- **The problem**
Single out the lines of the material that contain "React" and copy them.

---

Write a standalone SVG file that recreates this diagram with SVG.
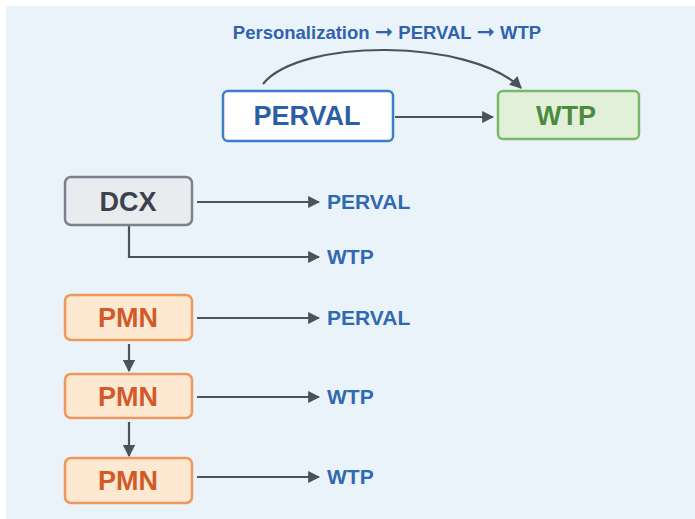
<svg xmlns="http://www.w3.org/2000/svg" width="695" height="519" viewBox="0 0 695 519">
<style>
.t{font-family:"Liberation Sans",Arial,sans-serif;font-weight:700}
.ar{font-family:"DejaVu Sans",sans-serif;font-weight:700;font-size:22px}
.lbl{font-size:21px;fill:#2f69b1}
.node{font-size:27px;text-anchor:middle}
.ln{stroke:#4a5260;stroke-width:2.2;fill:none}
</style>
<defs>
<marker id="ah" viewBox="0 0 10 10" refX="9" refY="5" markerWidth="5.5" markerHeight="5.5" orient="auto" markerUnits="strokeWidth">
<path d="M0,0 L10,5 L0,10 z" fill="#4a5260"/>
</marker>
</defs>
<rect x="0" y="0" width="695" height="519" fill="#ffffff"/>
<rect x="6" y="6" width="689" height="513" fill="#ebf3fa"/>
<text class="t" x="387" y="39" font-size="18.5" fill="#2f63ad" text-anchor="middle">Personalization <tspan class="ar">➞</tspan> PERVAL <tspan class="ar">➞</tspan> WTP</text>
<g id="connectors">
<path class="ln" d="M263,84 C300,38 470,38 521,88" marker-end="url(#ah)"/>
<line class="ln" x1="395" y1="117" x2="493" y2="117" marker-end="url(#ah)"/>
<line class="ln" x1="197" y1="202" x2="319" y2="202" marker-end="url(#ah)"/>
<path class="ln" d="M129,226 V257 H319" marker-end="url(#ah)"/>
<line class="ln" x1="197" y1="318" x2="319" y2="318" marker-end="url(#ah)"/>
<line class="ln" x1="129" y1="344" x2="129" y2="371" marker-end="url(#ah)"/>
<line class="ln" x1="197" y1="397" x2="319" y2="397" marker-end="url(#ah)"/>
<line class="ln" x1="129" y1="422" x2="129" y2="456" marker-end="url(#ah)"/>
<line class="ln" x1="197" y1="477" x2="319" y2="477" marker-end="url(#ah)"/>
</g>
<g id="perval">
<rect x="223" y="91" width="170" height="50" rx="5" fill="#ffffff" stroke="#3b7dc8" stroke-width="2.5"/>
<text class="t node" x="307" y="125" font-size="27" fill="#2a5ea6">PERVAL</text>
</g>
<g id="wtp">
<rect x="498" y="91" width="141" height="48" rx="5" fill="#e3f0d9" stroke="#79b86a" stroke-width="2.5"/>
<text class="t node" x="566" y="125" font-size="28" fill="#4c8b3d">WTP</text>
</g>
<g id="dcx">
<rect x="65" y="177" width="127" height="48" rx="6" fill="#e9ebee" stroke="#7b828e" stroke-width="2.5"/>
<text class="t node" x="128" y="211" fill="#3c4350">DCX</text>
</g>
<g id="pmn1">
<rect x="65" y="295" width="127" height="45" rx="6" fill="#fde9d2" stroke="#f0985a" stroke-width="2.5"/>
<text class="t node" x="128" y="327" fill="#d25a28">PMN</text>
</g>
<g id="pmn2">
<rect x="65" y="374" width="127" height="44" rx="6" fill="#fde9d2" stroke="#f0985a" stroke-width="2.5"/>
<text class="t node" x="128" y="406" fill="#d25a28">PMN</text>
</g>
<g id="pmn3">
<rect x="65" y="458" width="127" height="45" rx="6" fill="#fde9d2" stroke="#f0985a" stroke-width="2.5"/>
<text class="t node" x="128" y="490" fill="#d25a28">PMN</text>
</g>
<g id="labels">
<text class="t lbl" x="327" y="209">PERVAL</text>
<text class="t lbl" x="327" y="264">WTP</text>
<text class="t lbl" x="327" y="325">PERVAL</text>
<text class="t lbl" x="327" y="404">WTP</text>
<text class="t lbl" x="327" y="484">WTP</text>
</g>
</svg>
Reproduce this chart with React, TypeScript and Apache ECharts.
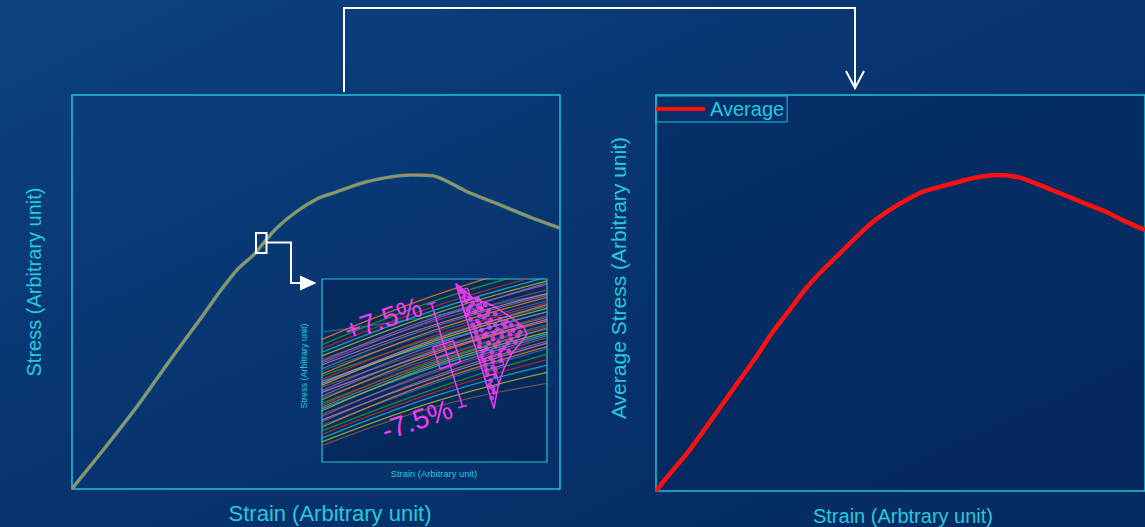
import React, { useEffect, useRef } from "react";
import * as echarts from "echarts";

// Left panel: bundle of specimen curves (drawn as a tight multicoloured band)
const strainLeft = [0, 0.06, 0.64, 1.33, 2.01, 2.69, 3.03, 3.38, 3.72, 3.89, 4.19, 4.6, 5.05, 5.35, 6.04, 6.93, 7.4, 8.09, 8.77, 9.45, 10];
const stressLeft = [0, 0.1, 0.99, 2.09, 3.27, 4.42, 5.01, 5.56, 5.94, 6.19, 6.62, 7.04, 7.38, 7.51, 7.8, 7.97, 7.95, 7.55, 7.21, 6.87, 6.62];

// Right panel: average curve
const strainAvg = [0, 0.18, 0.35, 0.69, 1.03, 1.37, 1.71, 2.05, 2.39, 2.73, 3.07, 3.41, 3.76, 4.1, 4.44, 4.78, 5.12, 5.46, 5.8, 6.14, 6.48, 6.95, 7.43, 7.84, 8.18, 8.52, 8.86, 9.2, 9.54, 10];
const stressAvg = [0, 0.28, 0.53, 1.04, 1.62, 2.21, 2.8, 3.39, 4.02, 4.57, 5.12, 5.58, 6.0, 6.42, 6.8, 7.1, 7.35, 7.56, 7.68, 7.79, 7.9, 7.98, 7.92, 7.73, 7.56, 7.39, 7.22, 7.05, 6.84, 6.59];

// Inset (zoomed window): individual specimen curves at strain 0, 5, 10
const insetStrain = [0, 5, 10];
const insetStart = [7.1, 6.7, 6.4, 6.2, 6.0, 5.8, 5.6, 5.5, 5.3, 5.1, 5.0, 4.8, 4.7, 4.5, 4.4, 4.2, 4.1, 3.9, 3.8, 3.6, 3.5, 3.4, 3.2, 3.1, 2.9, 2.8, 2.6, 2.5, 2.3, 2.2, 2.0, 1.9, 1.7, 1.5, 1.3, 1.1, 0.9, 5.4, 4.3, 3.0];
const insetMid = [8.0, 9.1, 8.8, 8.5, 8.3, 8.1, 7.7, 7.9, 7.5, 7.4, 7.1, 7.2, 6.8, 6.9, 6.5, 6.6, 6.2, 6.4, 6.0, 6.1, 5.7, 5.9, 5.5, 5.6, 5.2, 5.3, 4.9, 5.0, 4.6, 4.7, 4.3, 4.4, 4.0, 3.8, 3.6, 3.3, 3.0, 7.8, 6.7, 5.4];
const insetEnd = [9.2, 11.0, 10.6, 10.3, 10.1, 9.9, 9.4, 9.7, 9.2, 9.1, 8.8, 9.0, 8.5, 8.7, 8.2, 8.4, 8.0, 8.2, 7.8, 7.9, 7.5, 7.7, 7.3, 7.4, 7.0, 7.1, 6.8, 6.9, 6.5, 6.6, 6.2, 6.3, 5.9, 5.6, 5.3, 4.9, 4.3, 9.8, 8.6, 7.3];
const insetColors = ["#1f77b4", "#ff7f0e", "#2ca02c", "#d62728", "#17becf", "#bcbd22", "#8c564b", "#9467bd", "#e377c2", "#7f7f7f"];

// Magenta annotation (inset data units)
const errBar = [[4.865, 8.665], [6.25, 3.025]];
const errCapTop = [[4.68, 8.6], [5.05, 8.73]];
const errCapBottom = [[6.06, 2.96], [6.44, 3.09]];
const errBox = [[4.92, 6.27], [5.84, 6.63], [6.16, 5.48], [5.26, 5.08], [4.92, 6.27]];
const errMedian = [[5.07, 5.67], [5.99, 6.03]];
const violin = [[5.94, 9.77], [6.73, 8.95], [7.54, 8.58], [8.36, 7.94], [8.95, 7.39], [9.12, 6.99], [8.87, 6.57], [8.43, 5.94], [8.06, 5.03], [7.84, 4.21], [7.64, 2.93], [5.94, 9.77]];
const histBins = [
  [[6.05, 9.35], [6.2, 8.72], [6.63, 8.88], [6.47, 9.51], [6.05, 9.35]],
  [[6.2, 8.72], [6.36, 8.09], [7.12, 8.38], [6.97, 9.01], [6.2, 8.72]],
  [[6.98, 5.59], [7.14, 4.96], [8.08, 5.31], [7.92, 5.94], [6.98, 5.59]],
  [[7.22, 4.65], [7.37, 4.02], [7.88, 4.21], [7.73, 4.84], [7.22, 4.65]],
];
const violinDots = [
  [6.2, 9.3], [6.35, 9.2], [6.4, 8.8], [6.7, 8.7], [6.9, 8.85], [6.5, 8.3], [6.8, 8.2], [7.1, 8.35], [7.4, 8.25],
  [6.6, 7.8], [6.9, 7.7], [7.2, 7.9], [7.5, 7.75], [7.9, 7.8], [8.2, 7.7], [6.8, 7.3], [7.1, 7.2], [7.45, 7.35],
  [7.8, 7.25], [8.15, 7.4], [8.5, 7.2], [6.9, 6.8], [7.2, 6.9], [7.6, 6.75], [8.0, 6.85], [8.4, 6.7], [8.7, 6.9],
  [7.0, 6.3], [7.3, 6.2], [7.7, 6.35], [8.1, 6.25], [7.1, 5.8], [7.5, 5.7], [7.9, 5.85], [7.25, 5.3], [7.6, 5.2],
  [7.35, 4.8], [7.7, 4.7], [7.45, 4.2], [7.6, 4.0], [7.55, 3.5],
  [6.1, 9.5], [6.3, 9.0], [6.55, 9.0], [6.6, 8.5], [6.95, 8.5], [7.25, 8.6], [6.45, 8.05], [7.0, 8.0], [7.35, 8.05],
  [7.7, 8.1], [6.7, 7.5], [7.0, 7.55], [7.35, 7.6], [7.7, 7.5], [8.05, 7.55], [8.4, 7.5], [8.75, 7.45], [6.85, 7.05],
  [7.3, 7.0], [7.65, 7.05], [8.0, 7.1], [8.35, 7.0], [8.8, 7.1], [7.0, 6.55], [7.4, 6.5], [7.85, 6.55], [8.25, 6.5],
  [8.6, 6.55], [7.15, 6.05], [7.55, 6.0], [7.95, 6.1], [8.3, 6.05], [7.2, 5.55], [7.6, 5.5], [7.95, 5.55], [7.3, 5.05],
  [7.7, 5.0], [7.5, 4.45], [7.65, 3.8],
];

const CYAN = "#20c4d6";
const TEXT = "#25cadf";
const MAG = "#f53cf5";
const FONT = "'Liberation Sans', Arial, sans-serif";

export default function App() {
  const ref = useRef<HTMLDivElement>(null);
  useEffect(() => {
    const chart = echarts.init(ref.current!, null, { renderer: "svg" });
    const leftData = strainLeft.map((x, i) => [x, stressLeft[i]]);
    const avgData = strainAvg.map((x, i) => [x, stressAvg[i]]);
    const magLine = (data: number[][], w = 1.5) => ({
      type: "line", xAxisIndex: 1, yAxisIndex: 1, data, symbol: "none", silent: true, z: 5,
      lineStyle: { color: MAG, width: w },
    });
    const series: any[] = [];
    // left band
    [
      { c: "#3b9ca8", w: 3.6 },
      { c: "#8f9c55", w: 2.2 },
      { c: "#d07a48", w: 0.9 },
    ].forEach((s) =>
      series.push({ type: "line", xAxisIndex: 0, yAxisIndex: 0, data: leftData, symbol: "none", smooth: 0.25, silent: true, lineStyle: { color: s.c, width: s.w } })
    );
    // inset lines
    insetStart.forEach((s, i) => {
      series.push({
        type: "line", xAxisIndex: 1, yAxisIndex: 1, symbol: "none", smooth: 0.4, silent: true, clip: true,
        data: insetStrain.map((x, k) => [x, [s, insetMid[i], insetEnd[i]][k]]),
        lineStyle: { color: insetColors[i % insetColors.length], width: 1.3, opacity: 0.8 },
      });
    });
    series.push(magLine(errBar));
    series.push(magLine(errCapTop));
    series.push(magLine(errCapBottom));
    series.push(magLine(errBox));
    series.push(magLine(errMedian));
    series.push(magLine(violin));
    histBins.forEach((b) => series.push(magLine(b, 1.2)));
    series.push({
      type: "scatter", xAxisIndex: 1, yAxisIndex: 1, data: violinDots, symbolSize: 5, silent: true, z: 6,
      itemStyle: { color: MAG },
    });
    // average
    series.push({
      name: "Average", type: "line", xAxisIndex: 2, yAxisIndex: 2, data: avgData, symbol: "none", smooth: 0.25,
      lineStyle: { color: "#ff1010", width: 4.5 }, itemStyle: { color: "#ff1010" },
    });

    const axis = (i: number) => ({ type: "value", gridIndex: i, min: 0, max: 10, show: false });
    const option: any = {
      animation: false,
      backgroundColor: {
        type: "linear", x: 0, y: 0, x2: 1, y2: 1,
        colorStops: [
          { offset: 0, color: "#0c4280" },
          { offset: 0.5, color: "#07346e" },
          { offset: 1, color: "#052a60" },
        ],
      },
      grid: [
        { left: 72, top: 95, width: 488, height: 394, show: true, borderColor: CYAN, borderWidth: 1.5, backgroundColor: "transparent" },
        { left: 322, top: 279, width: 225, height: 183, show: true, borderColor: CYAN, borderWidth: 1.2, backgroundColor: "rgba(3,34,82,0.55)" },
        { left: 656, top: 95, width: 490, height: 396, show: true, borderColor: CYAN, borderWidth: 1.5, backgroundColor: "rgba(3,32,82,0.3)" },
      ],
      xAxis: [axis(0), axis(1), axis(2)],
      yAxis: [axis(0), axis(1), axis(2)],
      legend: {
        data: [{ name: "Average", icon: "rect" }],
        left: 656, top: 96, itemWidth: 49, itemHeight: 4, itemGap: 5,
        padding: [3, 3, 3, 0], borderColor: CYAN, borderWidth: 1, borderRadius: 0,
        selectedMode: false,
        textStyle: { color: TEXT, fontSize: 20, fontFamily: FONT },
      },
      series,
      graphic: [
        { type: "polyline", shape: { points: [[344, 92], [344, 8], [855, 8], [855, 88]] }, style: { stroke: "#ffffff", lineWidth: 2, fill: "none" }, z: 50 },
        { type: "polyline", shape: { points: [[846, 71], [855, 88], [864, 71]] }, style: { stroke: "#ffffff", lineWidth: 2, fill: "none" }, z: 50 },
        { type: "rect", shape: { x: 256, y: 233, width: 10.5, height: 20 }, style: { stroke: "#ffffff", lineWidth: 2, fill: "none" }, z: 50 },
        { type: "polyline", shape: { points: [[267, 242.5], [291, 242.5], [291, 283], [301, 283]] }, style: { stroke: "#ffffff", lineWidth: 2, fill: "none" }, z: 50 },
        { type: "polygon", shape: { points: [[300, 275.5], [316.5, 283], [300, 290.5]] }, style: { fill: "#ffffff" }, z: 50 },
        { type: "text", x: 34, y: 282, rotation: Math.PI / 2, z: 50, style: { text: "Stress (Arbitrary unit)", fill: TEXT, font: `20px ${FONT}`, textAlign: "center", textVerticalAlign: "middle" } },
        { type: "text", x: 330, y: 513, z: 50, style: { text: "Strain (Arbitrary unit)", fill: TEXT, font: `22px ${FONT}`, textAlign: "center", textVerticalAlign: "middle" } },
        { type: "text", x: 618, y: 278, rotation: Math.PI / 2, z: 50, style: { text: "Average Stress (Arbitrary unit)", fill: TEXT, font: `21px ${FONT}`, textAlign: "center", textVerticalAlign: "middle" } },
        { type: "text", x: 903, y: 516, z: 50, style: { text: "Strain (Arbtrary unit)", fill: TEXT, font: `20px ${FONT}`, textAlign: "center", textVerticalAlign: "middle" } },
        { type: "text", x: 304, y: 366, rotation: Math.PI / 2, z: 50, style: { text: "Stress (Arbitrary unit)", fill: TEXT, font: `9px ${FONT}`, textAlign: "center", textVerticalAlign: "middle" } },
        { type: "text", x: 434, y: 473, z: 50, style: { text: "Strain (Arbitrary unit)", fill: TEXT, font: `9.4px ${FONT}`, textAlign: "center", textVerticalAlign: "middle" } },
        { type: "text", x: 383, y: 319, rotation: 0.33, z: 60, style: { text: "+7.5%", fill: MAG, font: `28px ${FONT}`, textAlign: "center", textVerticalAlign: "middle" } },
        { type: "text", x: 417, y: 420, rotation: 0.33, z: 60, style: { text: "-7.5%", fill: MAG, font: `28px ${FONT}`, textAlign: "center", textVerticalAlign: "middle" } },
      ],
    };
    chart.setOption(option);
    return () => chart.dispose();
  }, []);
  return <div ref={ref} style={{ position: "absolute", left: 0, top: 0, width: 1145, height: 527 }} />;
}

---

- **Completed exercise**
Reproduce this chart with React, TypeScript and Apache ECharts.
import React, { useEffect, useRef } from "react";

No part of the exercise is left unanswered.